O doente de Húbris demonstra muito orgulho de si próprio, de seu mito, partido ou time de futebol. É arrogante, ofensivo e se sente superior a quem pensa diferente dele. Em estados mais graves, revela desequilíbrio emocional quando sua vontade, crença ou ilusão é contrariada pela implacável realidade neutra e isentona.
Quando não são inelegíveis nem condenados pela Justiça, são sérios candidatos ao poder ou (depois) ao hospício. É diferente de acreditar em algo ou alguém, descobrir que foi enganado por uma lorota e rir disso. O doente de Húbris é fanático: segue acreditando até quando seu mito fracassa. Prefere morrer com ele a aceitar que falhou.
Cuidado ao quebrar o ovo
Muitos condenados pelo 8 de janeiro a penas superiores a dez anos já poderiam estar livres, mas rejeitaram acordos com a Justiça por se manter fiéis ao golpismo fracassado (https://x.gd/9QubL).
Cegaram e urinaram nos bens da República e ainda acham que têm razão.

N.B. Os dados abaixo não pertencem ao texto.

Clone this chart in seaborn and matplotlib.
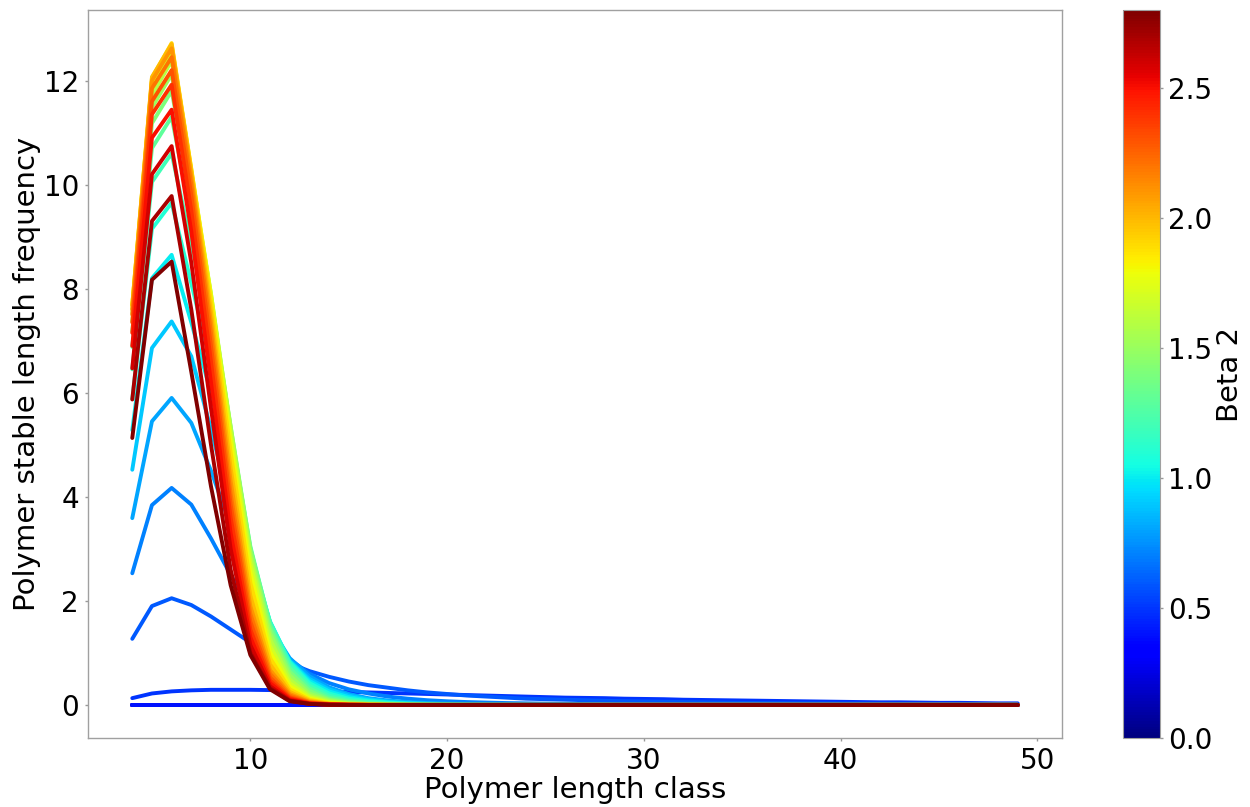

Em sua ilusão liliputiana, acham que as Forças Armadas vão depor o presidente e prender quem pensa que o ovo cozido deve ser quebrado não pelas extremidades, mas pelo meio.
Não entendem que nenhum militar decente trairia seu honroso juramento à Constituição, pois assim estaria desmoralizado perante a família e a pátria. Por que perder o respeito geral e desgraçar a carreira se o presidente pode ser facilmente afastado por uma decisão majoritária do Congresso?
Jango, Collor e Dilma foram para o vinagre pela via congressual - por que seus sucessores também não iriam?
Se o mundo sobreviver aos acontecimentos em curso, em algum futuro alguém vai atirar a próxima pedra e acertar o dragão chinês do acumulador Wenfeng.
Um indiano, talvez, ao descobrir que só gente muito burra não respeita a opinião dos outros: quebrem o ovo cozido do jeito que bem quiserem, ora bolas! (Ilustração: Mescla)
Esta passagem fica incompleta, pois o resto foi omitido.